A Deeply Divided Society: What Next for Thailand?
The clearing of opposition camps last week has not resolved Thailand's problems.
May 24, 2010 -- What began as a protest of the poor has become a mass movement. It is more than just farmers and laborers from northern Thailand who take to the streets as "Red Shirts" -- business people, students and members of the middle class are also revolting against Thailand's political culture and against the influence of the military and the urban elite.
The Reds have no clear command structures. They are a magnet for the disenfranchised, many of whom yearn for former Prime Minister Thaksin Shinawatra and feel excluded from the networks of power in Bangkok -- from a system in which the graduates of private schools and military academies take all the influential positions.

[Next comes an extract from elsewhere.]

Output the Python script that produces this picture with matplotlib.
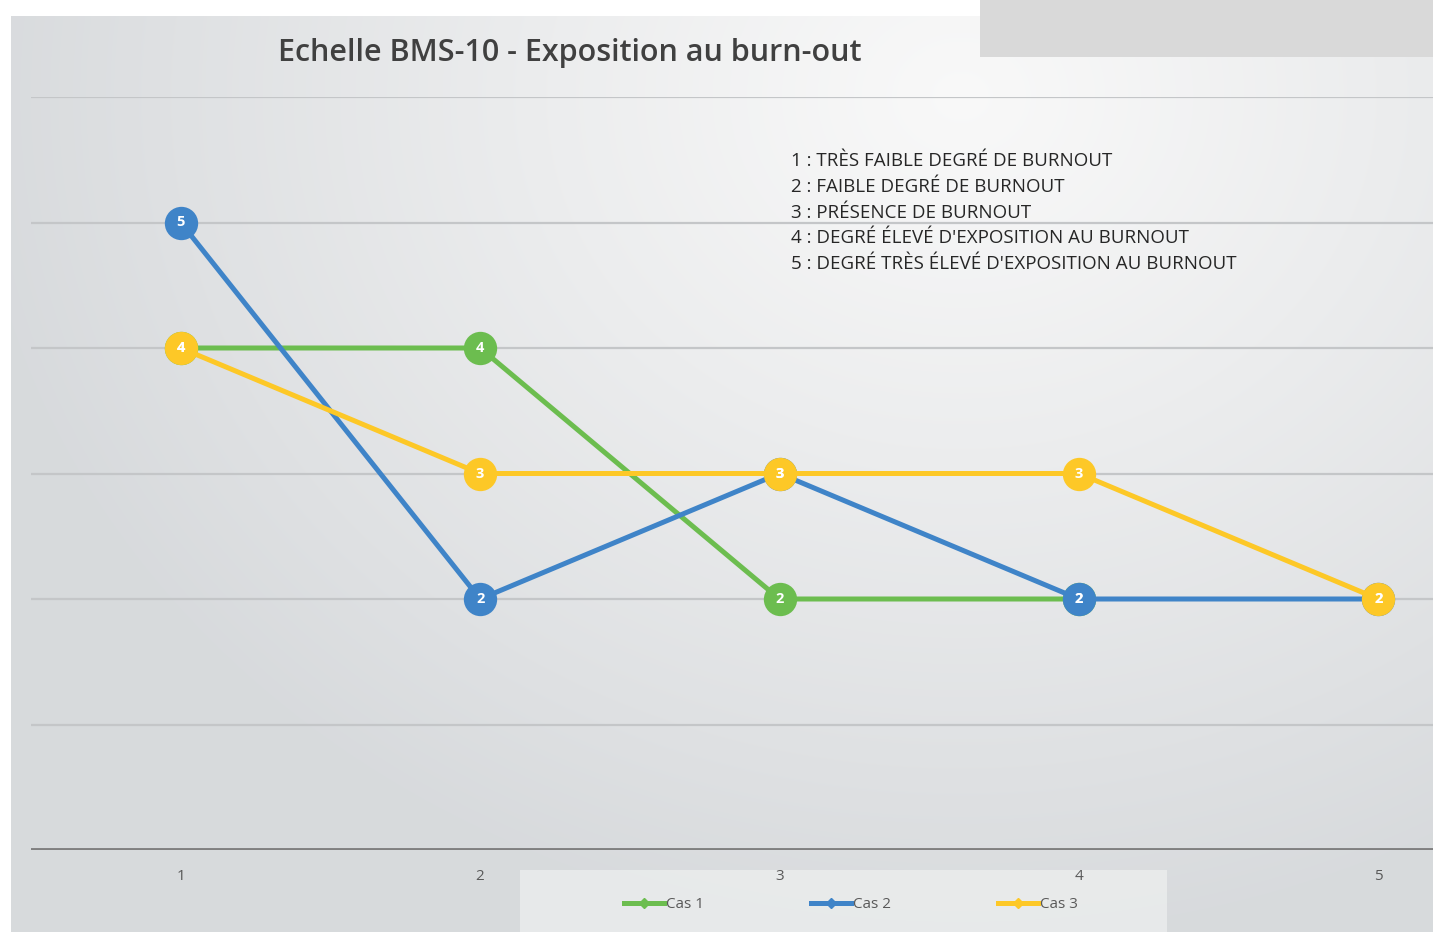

They are united by their anger with the current government under Prime Minister Abhisit Vejjajiva, who was elected not by the people, but rather only by the parliament -- following dubious intrigues by the military. And they are united by a common opponent: the pro-establishment Yellow Shirts -- an alliance of civil servants and the urban upper classes who portray themselves as staunch monarchists.
Deep Divisions Run Through the Military
But Thailand is not just struggling with the possibility of new elections -- Thailand is struggling with itself. The population, the army, even the monarchy are divided. King Bhumibol, who has reigned since 1946, remains silent in public -- his wife is widely seen as a friend of the Yellows. The crown prince, on the other hand, is reputed to sympathize with the Red Shirts.
The deep divisions that run through the military were recently revealed when Maj. Gen. Khattiya Sawasdipol was suspended because he sided with government opponents. His death by a sniper's bullet made him into a martyr for his followers. Even Thailand's army chief General Anupong Paochinda has acted indecisively -- first coming out in favor of new elections, as the demonstrators have demanded -- and then publicly siding with Prime Minister Abhisit during a TV appearance.
The country is also divided because Thailand's parties are dominated by influential men whose powerbases are built on cronyism in their home provinces. That was also the case under Thaksin, the exiled multi-millionaire from northern Thailand who is now warning of a nationwide guerrilla war.
The Press Has Failed to Inform the Public
It is the structural problems plaguing Thailand that make the future look grim: an army that regularly intervenes in politics (Thailand has had 18 military coups since 1932); a constitutional court that professes to be neutral, yet allows itself to be used for political purposes; a population that is raised to be loyal subjects -- loyal to the king, not to the constitution. The press also fails in its duty to inform the public. Insulting the monarchy can result in a prison sentence; this keeps critics quiet.
The crisis has not been resolved, it has merely shifted elsewhere. The Reds started dozens of fires late last week in Bangkok, rioted in the northern provinces and torched town halls there. Nine bodies were found in a temple in Bangkok on Thursday -- 16 died the previous day during the crackdown on the revolt.
If new elections were actually held this year, then it would simply mean that the Reds would be in the government and it would be the Yellows who would be out protesting on the streets.